John Crowley had an interesting challenge in adapting The Goldfinch for film, especially when it comes to the movie’s non-linear storytelling. While Donna Tartt’s 2013 novel told the story chronologically, Crowley constantly pivots between the two timelines, slowly unravelling Theo’s long and sordid history in the process. I recently spoke to the director at TIFF, where he explained this choice. Check out his explanation below.
Well, that’s quite the explanation. It seems that using two distinct timelines allows The Goldfinch to have a more cinematic quality. Additionally, it gave context to Theo’s actions in the present, once his past was revealed.

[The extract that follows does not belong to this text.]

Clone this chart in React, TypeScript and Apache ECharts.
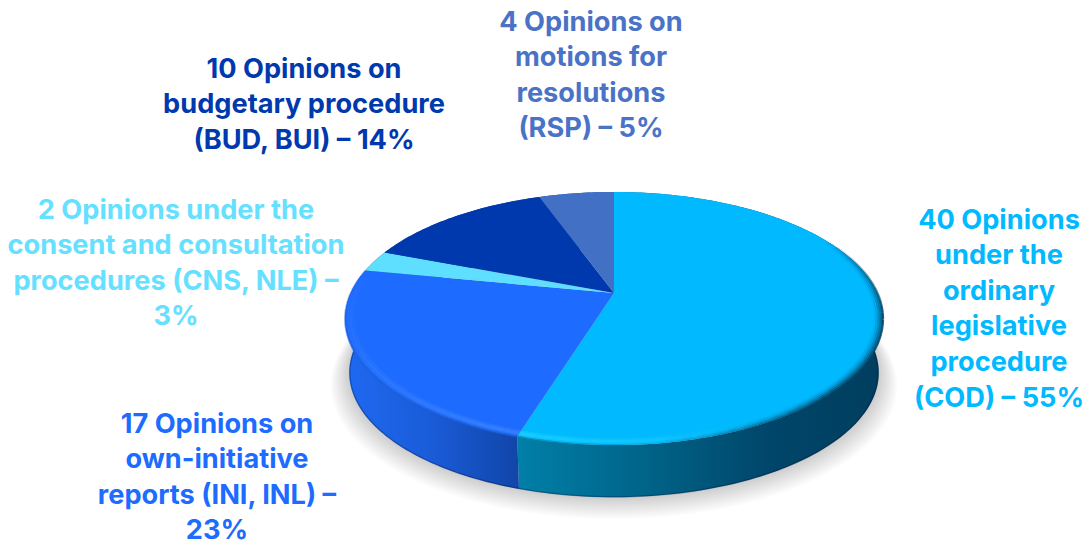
import React, { useEffect, useRef } from "react";
import * as echarts from "echarts";

const categories = ["COD", "INI", "CNS", "BUD", "RSP"];
const opinionCounts = [40, 17, 2, 10, 4];
const sliceColors = ["#00B9FF", "#1E6BFF", "#5FDFFF", "#0038AE", "#4270C4"];
const labelColors = ["#00B9FF", "#1E6BFF", "#66E0FF", "#0038AE", "#4A72C6"];
const labelLines = [
  ["40 Opinions", "under the", "ordinary", "legislative", "procedure", "(COD) – 55%"],
  ["17 Opinions on", "own-initiative", "reports (INI, INL) –", "23%"],
  ["2 Opinions under the", "consent and consultation", "procedures (CNS, NLE) –", "3%"],
  ["10 Opinions on", "budgetary procedure", "(BUD, BUI) – 14%"],
  ["4 Opinions on", "motions for", "resolutions", "(RSP) – 5%"],
];
const labelCenterX = [999, 217, 176, 304, 591];
const labelFirstY = [219, 423, 209, 68, 21];
const lineGap = 35.6;

const APEX_X = 614, APEX_Y = 293, R = 263.4, K = 121.4, P = 0.2017, DEPTH = 55, BOTTOM_R = 0.985;
const total = opinionCounts.reduce((a, b) => a + b, 0);
const project = (deg: number, r = 1, dy = 0): number[] => {
  const t = (deg * Math.PI) / 180;
  const x = r * Math.sin(t), z = r * Math.cos(t), w = 1 + P * z;
  return [APEX_X + (R * x) / w, APEX_Y - (K * z) / w + dy];
};
const arc = (a: number, b: number, r = 1, dy = 0) => {
  const pts: number[][] = [];
  const n = Math.max(2, Math.ceil(Math.abs(b - a)));
  for (let i = 0; i <= n; i++) pts.push(project(a + ((b - a) * i) / n, r, dy));
  return pts;
};
const range = (i: number) => {
  const before = opinionCounts.slice(0, i).reduce((a, b) => a + b, 0);
  return [(before / total) * 360, ((before + opinionCounts[i]) / total) * 360];
};
const hGrad = (stops: [number, string][]) => ({
  type: "linear", x: 345, y: 0, x2: 883, y2: 0, global: true,
  colorStops: stops.map(([o, color]) => ({ offset: (o - 345) / 538, color })),
});
const sideFill = [
  hGrad([[345, "#006A8F"], [519, "#007FA8"], [640, "#00658A"], [770, "#00466A"], [883, "#003E5E"]]),
  hGrad([[345, "#1E69F2"], [430, "#1A5CD8"], [519, "#1145A9"], [883, "#1145A9"]]),
];
const seriesData = opinionCounts.map((v, i) => ({ name: categories[i], value: v }));
// piecewise-linear opacity over the rim angle
const fade = (deg: number, keys: number[][]) => {
  if (deg <= keys[0][0]) return keys[0][1];
  for (let k = 1; k < keys.length; k++) {
    if (deg <= keys[k][0]) {
      const [a0, v0] = keys[k - 1], [a1, v1] = keys[k];
      return v0 + ((v1 - v0) * (deg - a0)) / (a1 - a0);
    }
  }
  return keys[keys.length - 1][1];
};
const rimSegments = (from: number, to: number, r: number, rgb: string, keys: number[][], peak: number, width: number) => {
  const out: any[] = [];
  const step = 3;
  for (let d = from; d < to; d += step) {
    const e = Math.min(to, d + step);
    const alpha = fade((d + e) / 2, keys) * peak;
    if (alpha < 0.01) continue;
    out.push({
      type: "polyline", shape: { points: arc(d, e, r) },
      style: { fill: "none", stroke: `rgba(${rgb},${alpha.toFixed(3)})`, lineWidth: width },
    });
  }
  return out;
};
const rimBands: number[][] = [[1, 0.85], [0.993, 0.6], [0.986, 0.36], [0.979, 0.18], [0.972, 0.07]];
const darkKeys = [[62, 0], [100, 1], [135, 1], [172, 0]];
const glowKeys = [[140, 0], [172, 0.6], [197.3, 1]];
const iniGlowKeys = [[197.3, 1], [245, 0.55], [276, 0.12], [281, 0]];
const iniEdgeKeys = [[197.3, 0.8], [250, 0.6], [281, 0.15]];
const SHADOW_LAYERS = [1, 2, 3, 4, 5, 6, 7, 8, 9, 10, 11, 12];

const renderSide = (params: any, api: any) => {
  const i = params.dataIndex;
  api.value(0);
  const [a, b] = range(i);
  const children: any[] = [];
  if (i === 0) {
    SHADOW_LAYERS.forEach((k) =>
      children.push({
        type: "polygon",
        shape: { points: arc(0, 360, BOTTOM_R + k * 0.0055, DEPTH + k * 0.75) },
        style: { fill: "rgba(0,0,0,0.016)" },
      })
    );
  }
  const fill = sideFill[i] || "#1145A9";
  children.push({
    type: "polygon",
    shape: { points: [...arc(a, b), ...arc(b, a, BOTTOM_R, DEPTH)] },
    style: { fill },
  });
  if (i < 2) {
    children.push({
      type: "polyline",
      shape: { points: arc(i === 0 ? 75 : a, i === 0 ? b : 278, BOTTOM_R - 0.002, DEPTH) },
      style: { fill: "none", stroke: "rgba(0,10,50,0.28)", lineWidth: 1.5 },
    });
  }
  return { type: "group", children };
};

const renderTop = (params: any, api: any) => {
  const i = params.dataIndex;
  api.value(0);
  const [a, b] = range(i);
  const children: any[] = [
    {
      type: "polygon",
      shape: { points: [[APEX_X, APEX_Y], ...arc(a, b)] },
      style: { fill: sliceColors[i] },
    },
  ];
  if (i === 0) {
    rimBands.forEach(([r, o]) => children.push(...rimSegments(60, b, r, "0,66,100", darkKeys, o, 2.4)));
    [[0.99, 0.3], [0.98, 0.55], [0.97, 0.3]].forEach(([r, o]) =>
      children.push(...rimSegments(140, b, r, "40,220,255", glowKeys, o, 2.4)));
    children.push(...rimSegments(165, b, 1, "0,127,168", [[165, 0], [197.3, 0.7]], 1, 2));
  }
  if (i === 1) {
    [[0.99, 0.25], [0.98, 0.45], [0.97, 0.25]].forEach(([r, o]) =>
      children.push(...rimSegments(a, b, r, "80,150,255", iniGlowKeys, o, 2.4)));
    children.push(...rimSegments(a, b, 1, "24,90,215", iniEdgeKeys, 1, 2));
  }
  return { type: "group", children };
};

const renderLabel = (params: any, api: any) => {
  const i = params.dataIndex;
  api.value(0);
  return {
    type: "group",
    children: labelLines[i].map((text, j) => ({
      type: "text",
      style: {
        text, x: labelCenterX[i], y: labelFirstY[i] + j * lineGap,
        align: "center", verticalAlign: "middle",
        fontFamily: "Inter", fontWeight: 700, fontSize: 27.2, fill: labelColors[i],
      },
    })),
  };
};

export default function App() {
  const ref = useRef<HTMLDivElement>(null);
  useEffect(() => {
    document.body.style.margin = "0";
    const chart = echarts.init(ref.current!, null, { renderer: "svg" });
    const base = { type: "custom", coordinateSystem: "none", silent: true, data: seriesData };
    chart.setOption({
      animation: false,
      backgroundColor: "#ffffff",
      series: [
        { ...base, name: "side", z: 1, renderItem: renderSide },
        { ...base, name: "top", z: 2, renderItem: renderTop },
        { ...base, name: "label", z: 3, renderItem: renderLabel },
      ],
    });
    return () => chart.dispose();
  }, []);
  return <div ref={ref} style={{ width: 1091, height: 545 }} />;
}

As John Crowley explained to me in the above video, he approached The Goldfinch‘s nonlinear storytelling first from the writing perspective. Peter Straughan wrote the screenplay, and needed to be specific about how each timeline was used in the upcoming drama. Adult Theo (Baby Driver‘s Ansel Elgort) doesn’t make his debut until the second act of the movie’s runtime, allowing the audience to truly understand who he was as a young man at the time of his mother’s death. But while the movie gives the adult version its full attention after wrapping up his childhood story, The Goldfinch continues to tell both stories until its very last frame.
In addition to the writing process, John Crowley specifically mentioned the editing process for The Goldfinch, and how that factored into splitting the film’s run between two time periods. The film adaptation had to be careful about its runtime, which comes in at a fairly long 149 minutes. Each timeline was used methodically, to portray Theo’s emotional landscape throughout his life, and how that effected his choices over the years.
Young Theo is played by Pete’s Dragon star Oakes Fegley, who is the original protagonist of The Goldfinch. The movie picks up shortly after Theo survives a horrifying bombing at the Metropolitan Museum of Art, an attack which kills his mother. The trauma and guilt of this event dictates Theo’s choices throughout his life. It also sends his life careening, as he makes his way to various temporary homes.
The non-linear narrative allows adult Theo to constantly reflect upon his traumatic childhood, especially the bombing itself. Details about the protagonist’s life and motivations are slowly peeled away by this form of storytelling, although John Crowley and crew had to be very specific about how they balanced both timelines that The Goldfinch follows.